Available data ::

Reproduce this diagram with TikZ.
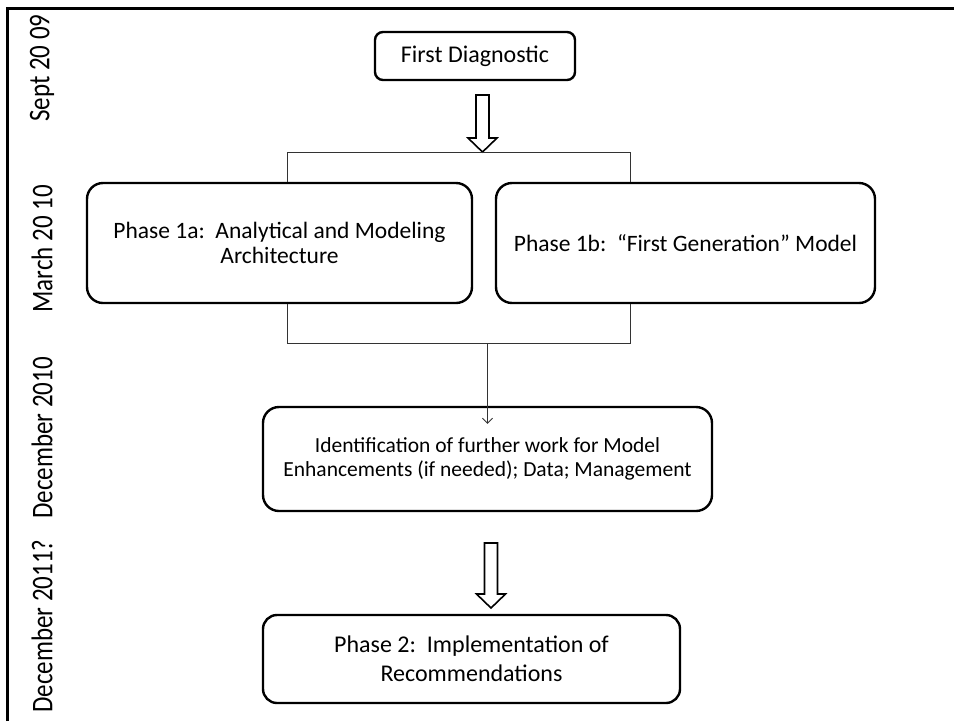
\documentclass[tikz,border=0pt]{standalone}
\usepackage{fontspec}
\setmainfont{Carlito}
\usetikzlibrary{arrows.meta}
\newcommand\blockarrow[3]{%
  \draw[line width=1.6pt, line join=miter] (#1-6.5,#2) -- (#1+6.5,#2) -- (#1+6.5,#3-14) -- (#1+14.5,#3-14)
    -- (#1,#3) -- (#1-14.5,#3-14) -- (#1-6.5,#3-14) -- cycle;}
\begin{document}
\begin{tikzpicture}[x=1pt,y=-1pt,
    box/.style={draw, line width=2.4pt, rounded corners=16pt, align=center, inner sep=0pt,
                font=\fontsize{23.5}{25}\selectfont},
    joint/.style={draw=black!80, line width=0.8pt},
    datelbl/.style={rotate=90, font=\fontsize{25}{25}\selectfont}]
      \useasboundingbox (0,0) rectangle (954,721);
      \draw[line width=3pt] (7,721) -- (7,8) -- (954,8);
      \node[datelbl] (d1) at (42,68) {\scalebox{1}[1.2]{Sept 20 09}};
      \node[datelbl] (d2) at (42,249) {\scalebox{1}[1.2]{March 20 10}};
      \node[datelbl] (d3) at (42,438) {\scalebox{1}[1.2]{December 2010}};
      \node[datelbl] (d4) at (42,626) {\scalebox{1}[1.2]{December 2011?}};
      \node[box, rounded corners=8pt, minimum width=200pt, minimum height=48pt, font=\fontsize{24}{25}\selectfont] (diag) at (475,56) {First Diagnostic};
      \node[box, minimum width=385pt, minimum height=120pt] (p1a) at (279.5,243) {Phase 1a:\ \ Analytical and Modeling\\Architecture};
      \node[box, minimum width=379pt, minimum height=120pt] (p1b) at (685.5,243) {Phase 1b:\ \ “First Generation” Model};
      \node[box, minimum width=449pt, minimum height=104pt, font=\fontsize{21.5}{24}\selectfont] (ident) at (487.5,459) {Identification of further work for Model\\Enhancements (if needed); Data; Management};
      \node[box, rounded corners=14pt, minimum width=417pt, minimum height=88pt, font=\fontsize{24}{29}\selectfont] (p2) at (471.5,659) {Phase 2:\ \ Implementation of\\Recommendations};
      \coordinate (tl) at (287,152);
      \coordinate (tr) at (630,152);
      \coordinate (bl) at (287,343);
      \coordinate (br) at (630,343);
      \blockarrow{482.5}{95}{152}
      \blockarrow{491}{543}{608}
      \draw[joint] (p1a.north -| tl) -- (tl) -- (tr) -- (p1b.north -| tr);
      \draw[joint] (p1a.south -| bl) -- (bl) -- (br) -- (p1b.south -| br);
      \draw[joint, -{Straight Barb[length=5pt,width=10pt]}] (bl -| ident.north) -- ([yshift=-18pt]ident.north);
    \end{tikzpicture}
\end{document}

Given problem :: Print out the lines exactly, skipping any picture.

Written response ::
Reproduce this diagram with TikZ.
\documentclass[tikz,border=0pt]{standalone}
\usepackage{fontspec}
\setmainfont{Carlito}
\usetikzlibrary{arrows.meta}
\newcommand\blockarrow[3]{%
  \draw[line width=1.6pt, line join=miter] (#1-6.5,#2) -- (#1+6.5,#2) -- (#1+6.5,#3-14) -- (#1+14.5,#3-14)
    -- (#1,#3) -- (#1-14.5,#3-14) -- (#1-6.5,#3-14) -- cycle;}
\begin{document}
\begin{tikzpicture}[x=1pt,y=-1pt,
    box/.style={draw, line width=2.4pt, rounded corners=16pt, align=center, inner sep=0pt,
                font=\fontsize{23.5}{25}\selectfont},
    joint/.style={draw=black!80, line width=0.8pt},
    datelbl/.style={rotate=90, font=\fontsize{25}{25}\selectfont}]
      \useasboundingbox (0,0) rectangle (954,721);
      \draw[line width=3pt] (7,721) -- (7,8) -- (954,8);
      \node[datelbl] (d1) at (42,68) {\scalebox{1}[1.2]{Sept 20 09}};
      \node[datelbl] (d2) at (42,249) {\scalebox{1}[1.2]{March 20 10}};
      \node[datelbl] (d3) at (42,438) {\scalebox{1}[1.2]{December 2010}};
      \node[datelbl] (d4) at (42,626) {\scalebox{1}[1.2]{December 2011?}};
      \node[box, rounded corners=8pt, minimum width=200pt, minimum height=48pt, font=\fontsize{24}{25}\selectfont] (diag) at (475,56) {First Diagnostic};
      \node[box, minimum width=385pt, minimum height=120pt] (p1a) at (279.5,243) {Phase 1a:\ \ Analytical and Modeling\\Architecture};
      \node[box, minimum width=379pt, minimum height=120pt] (p1b) at (685.5,243) {Phase 1b:\ \ “First Generation” Model};
      \node[box, minimum width=449pt, minimum height=104pt, font=\fontsize{21.5}{24}\selectfont] (ident) at (487.5,459) {Identification of further work for Model\\Enhancements (if needed); Data; Management};
      \node[box, rounded corners=14pt, minimum width=417pt, minimum height=88pt, font=\fontsize{24}{29}\selectfont] (p2) at (471.5,659) {Phase 2:\ \ Implementation of\\Recommendations};
      \coordinate (tl) at (287,152);
      \coordinate (tr) at (630,152);
      \coordinate (bl) at (287,343);
      \coordinate (br) at (630,343);
      \blockarrow{482.5}{95}{152}
      \blockarrow{491}{543}{608}
      \draw[joint] (p1a.north -| tl) -- (tl) -- (tr) -- (p1b.north -| tr);
      \draw[joint] (p1a.south -| bl) -- (bl) -- (br) -- (p1b.south -| br);
      \draw[joint, -{Straight Barb[length=5pt,width=10pt]}] (bl -| ident.north) -- ([yshift=-18pt]ident.north);
    \end{tikzpicture}
\end{document}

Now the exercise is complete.